A.J. Rice: Maybe just — I know Sam in his prepared remarks said that performance was solid across divisions. I wondered, there’s been some discussion this quarter about Florida and Texas had come back early and had enjoyed strong volume. Now the rest of the country is rebounding. I wonder if you could comment on that. There was also a discussion from some of the managed care guys about particularly seeing strength in Medicare, Medicare Advantage and some pent-up demand being unleashed there. I wondered if you would comment on whether you’re seeing any of that as well.

Sam Hazen: As I mentioned in my comments, our volume growth was broad-based across our divisions. I think we had 13 out of 16 divisions in the company that had admission growth and adjusted admission growth. We clearly have some divisions that don’t perform the same pretty much every quarter, but it was fairly broad-based across top line metrics, admissions, adjusted admissions, payer mix improvements and so forth. So a fairly consistent performance. We did have a couple of divisions that struggled, but one was isolated in Florida. The other one was isolated more out west in the Midwest. And so for the most part, we were really pleased with the overall performance that we had across the geographies of the company. And it’s interesting, I was looking at something yesterday.

We have, from an admission standpoint, almost 72% of our hospitals have greater than 2% admission growth for the year. And this includes a little bit of pressure from COVID in the first part of the year from a comparison standpoint. We have very significant performance from the surgery standpoint as well, where almost 50% of our hospitals have inpatient surgery growth above 2%. So really consistent portfolio performance that speaks to the strength of our markets, I think the competitive positioning of our facilities and then the ongoing network development and physician development that we have as part of our core strategy.

Operator: The next question comes from the line of Ben Hendrix with RBC Capital Markets.

Ben Hendrix: With regard to your updated guidance, can you provide some more color on what you’re assuming for SWB, supplies and other operating expense, particularly professional fees through the second half versus what you’ve seen thus far this year?
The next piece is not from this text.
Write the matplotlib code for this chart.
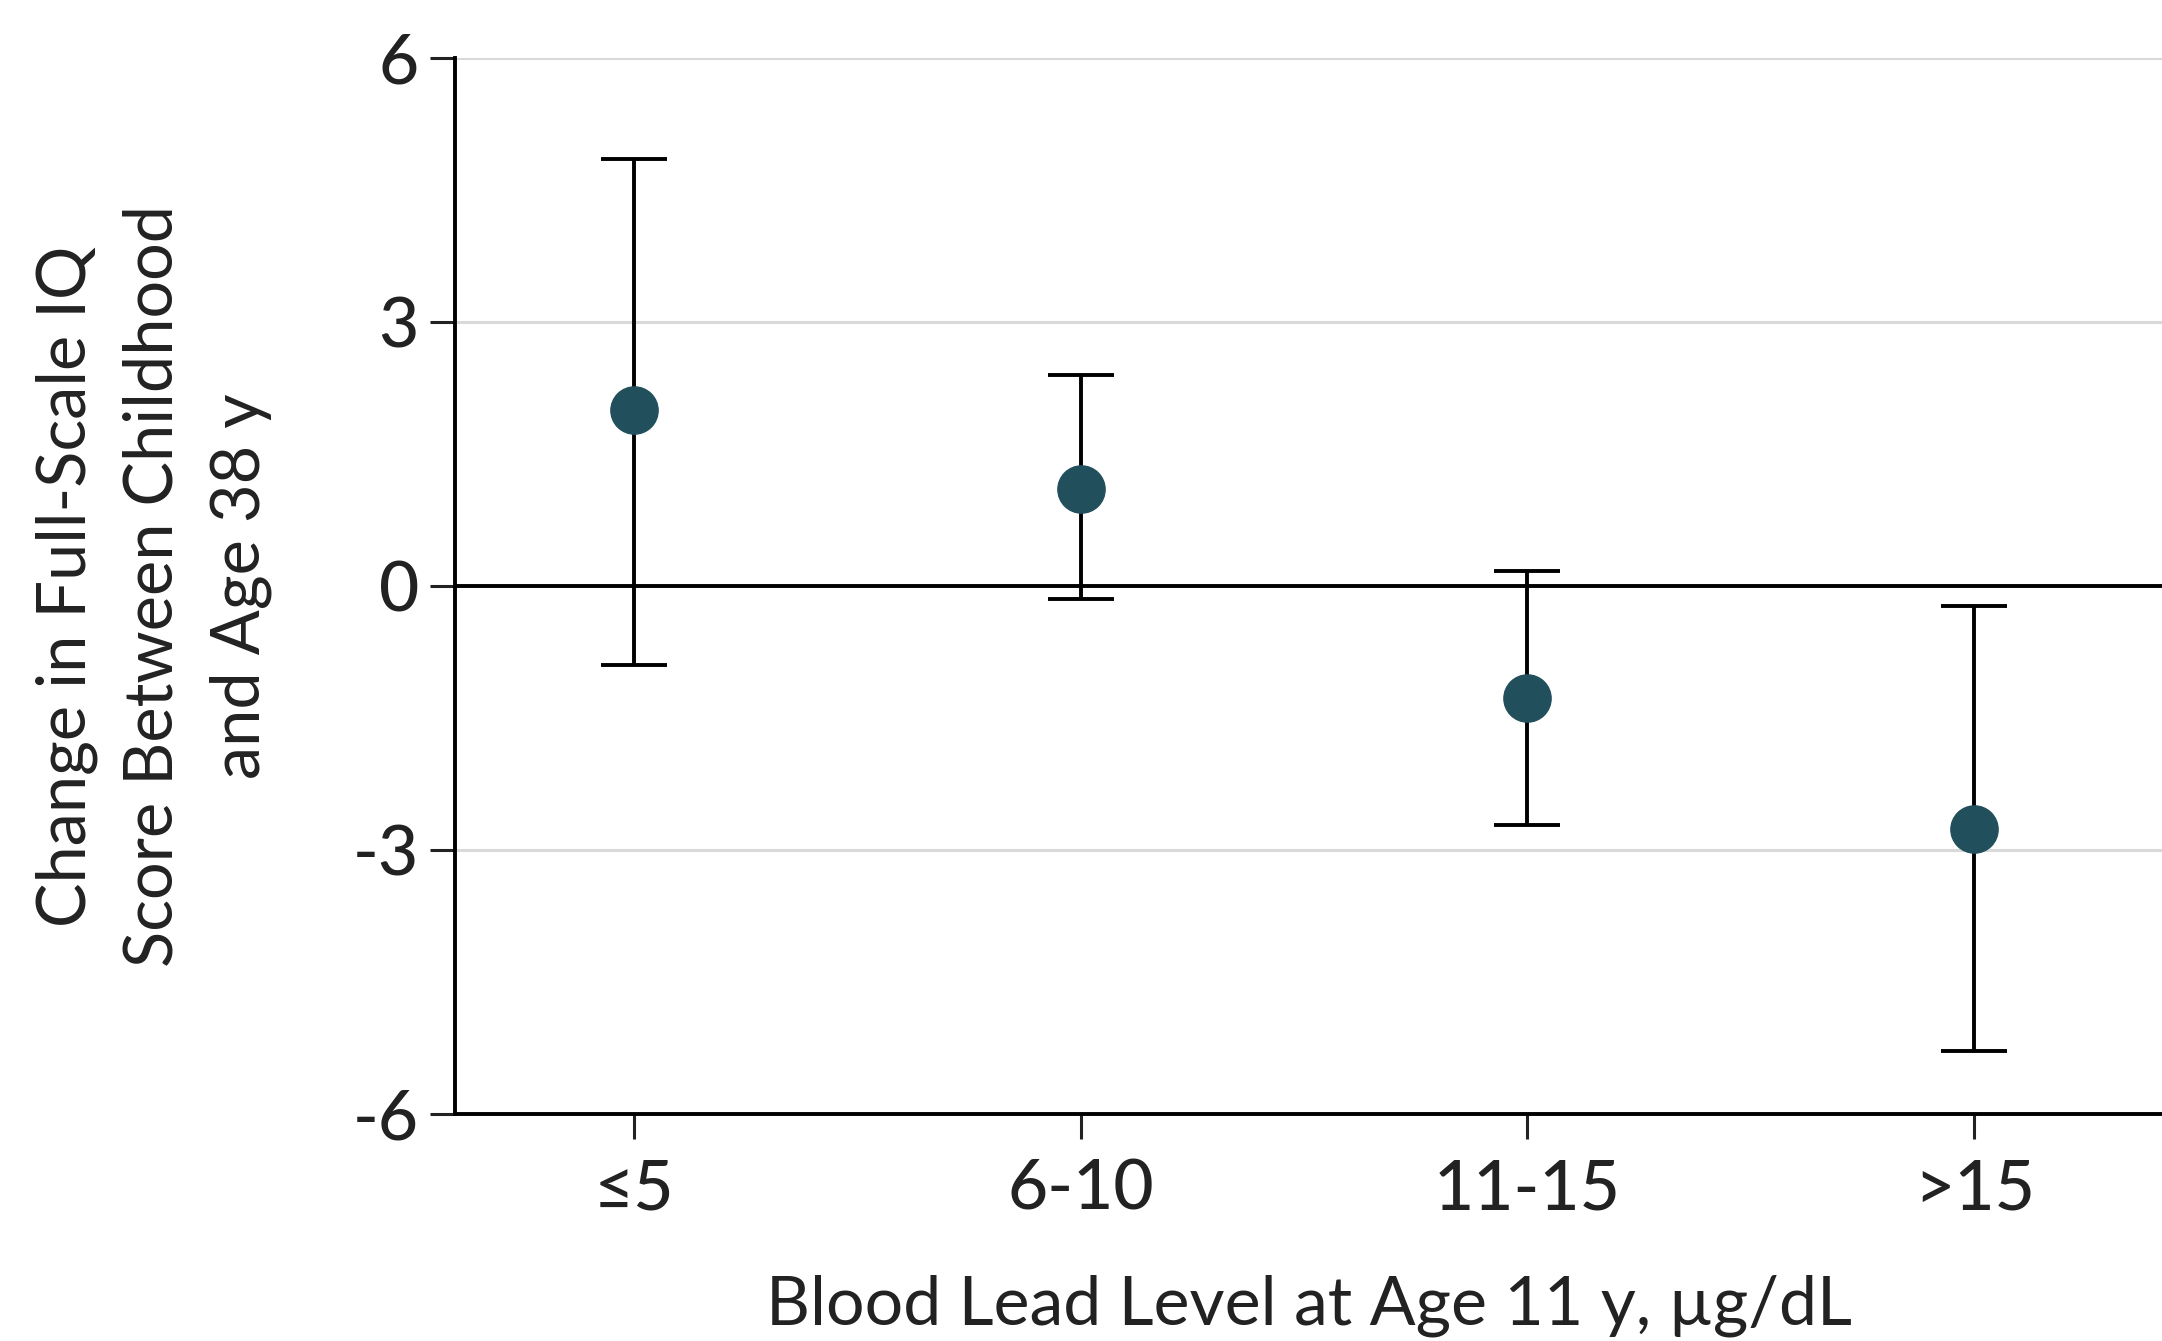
import matplotlib.pyplot as plt

# data
categories = ['≤5', '6-10', '11-15', '>15']
means = [2.0, 1.1, -1.27, -2.76]
ci_low = [-0.9, -0.15, -2.72, -5.28]
ci_high = [4.85, 2.4, 0.17, -0.23]
y_ticks = [-6, -3, 0, 3, 6]

plt.rcParams['font.family'] = ['Lato', 'DejaVu Sans']
plt.rcParams['font.weight'] = 'medium'

fig = plt.figure(figsize=(21.62, 13.41), dpi=100)
ax = fig.add_axes([0.2105, 0.1693, 0.7895, 0.7874])

x = list(range(len(categories)))
yerr = [[m - lo for m, lo in zip(means, ci_low)],
        [hi - m for m, hi in zip(means, ci_high)]]

# grid and zero line
for t in y_ticks:
    if t == 0:
        ax.axhline(0, color='black', lw=2.8, zorder=2)
    elif t != -6:
        ax.axhline(t, color='#d9d9d9', lw=2.2, zorder=1)

ax.errorbar(x, means, yerr=yerr, fmt='o', color='#214f5c', ms=34,
            ecolor='black', elinewidth=2.8, capsize=24, capthick=2.8, zorder=3)

ax.set_xlim(-0.4, 3.42)
ax.set_ylim(-6, 6)
ax.set_xticks(x)
ax.set_xticklabels(categories)
ax.set_yticks(y_ticks)
ax.set_yticklabels([str(t) for t in y_ticks])

for s in ['top', 'right']:
    ax.spines[s].set_visible(False)
for s in ['left', 'bottom']:
    ax.spines[s].set_linewidth(2.8)

ax.tick_params(axis='both', length=18, width=2.2, labelsize=50, colors='#222222', pad=14)
ax.tick_params(axis='y', pad=8)

ax.set_xlabel('Blood Lead Level at Age 11 y, µg/dL', fontsize=49, labelpad=38, color='#222222')
ax.set_ylabel('Change in Full-Scale IQ\nScore Between Childhood\nand Age 38 y',
              fontsize=48, labelpad=58, color='#222222', linespacing=1.5)

fig.savefig('out.png', dpi=100)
And then anything to call out that would alter typical cadence through the second half?

Bill Rutherford: Yes, Ben, this is Bill. Let me start. I think our updated guidance reflects what we’re observing in the market on our year-to-date performance, which continue [Audio Gap] in the growth opportunities. I think net-net, when I think about the margin profile of the company between the first half and the second half of the year, we’d expect the margin profile to be slightly better in the second half of the year. I think our salary, wages and benefits as a percent of revenue were running mostly where they’re running year-to-date. Same with supplies. We have seen a little pressure on the professional fees. And we don’t think that same pressure will exist in the balance of the year but will be able to meet us through that.

Operator: The next question comes from Whit Mayo with Leerink Partners.

Whit Mayo: Maybe just a question around labor. I think I heard you say, Bill, that contract labor improved maybe 20% year-over-year. Did it change much throughout the quarter? Just trying to get a sense of maybe the exit rate and expectations for the second half of the year?